Les limites de la neutralité
Pour ne pas attiser l'animosité d'un camp ou de l'autre, al-Qaa affiche une scrupuleuse neutralité. Les 25 000 réfugiés syriens établis non loin du village à Machari al-Qaa, considéré comme une base arrière des rebelles, disposent d'une assistance bien meilleure que dans beaucoup d'autres localités libanaises. Elian Nasrallah, prêtre d'al-Qaa depuis 1984, travaille sans relâche à ce que les réfugiés soient accueillis au mieux : les portes du dispensaire leur sont grandes ouvertes. Une école accueillant plusieurs centaines d'élèves syriens a été créée. "Chaque personne, quelque soit sa religion ou son orientation politique, a le droit d'être aidée", dit-il.
L'armée libanaise a quant à elle bien du mal à faire face aux menaces avec ses moyens limités. Même si elle a renforcé ses effectifs à al-Qaa, elle ne peut surveiller les kilomètres de dénivelés rocheux dans lesquels rebelles et contrebandiers se déplacent. Alors une ronde de nuit quadrille désormais al-Qaa jour et nuit. Trente policiers participent au dispositif mis en place il y a un peu moins d'un an. Plusieurs civils d'al-Qaa, pour beaucoup des soldats de l'armée libanaise à la retraite, les suppléent. À la tombée du jour, difficile de ne pas remarquer la présence de leurs pick-ups aux chauffeurs cramponnés à un talkie-walkie : chaque étranger est désormais contrôlé. Miled Rizk, maire d'al-Qaa, souligne pourtant que jamais les miliciens ne font justice eux-même : "Quand on repère quelque chose d’étrange, on prévient immédiatement l’armée".
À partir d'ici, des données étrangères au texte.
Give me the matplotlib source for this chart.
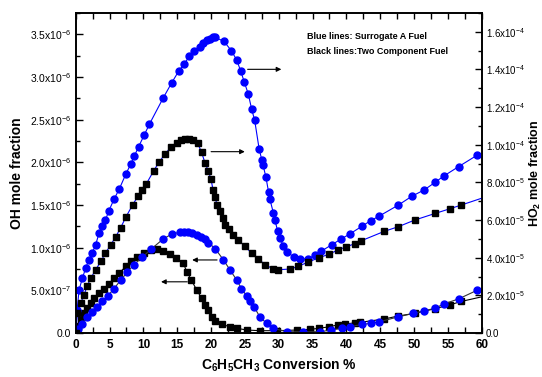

Mais cette neutralité affichée a ses limites. Miled Rizk a reçu des menaces pour avoir dénoncé à la télévision le manque de sécurité à la frontière que des voitures sans plaques franchissent allégrement. "J’ai reçu un sms du groupe djihadiste de l’Etat islamique en Irak et au Levant", témoigne-t-il son téléphone à la main. "On a promis de m'écraser comme Bachar al-Assad". Simple intimidation ou réelle menace ? En tous cas, l’irruption des éléments djihadistes de la rébellion syrienne pourrait changer la donne. "Ils peuvent d’autant plus nous attaquer qu’on est chrétien", déplore Maher, jeune propriétaire d’un café. Maria, une habitante d’al-Qaa, précise qu’aucune menace d’ordre religieux n’a été adressée au village. Mais la jeune femme n’est pas rassurée pour autant : "Les chrétiens libanais sont majoritairement avec le régime syrien", dit-elle. "Si Bachar tombe, on sait qu’on sera les premiers punis en représailles".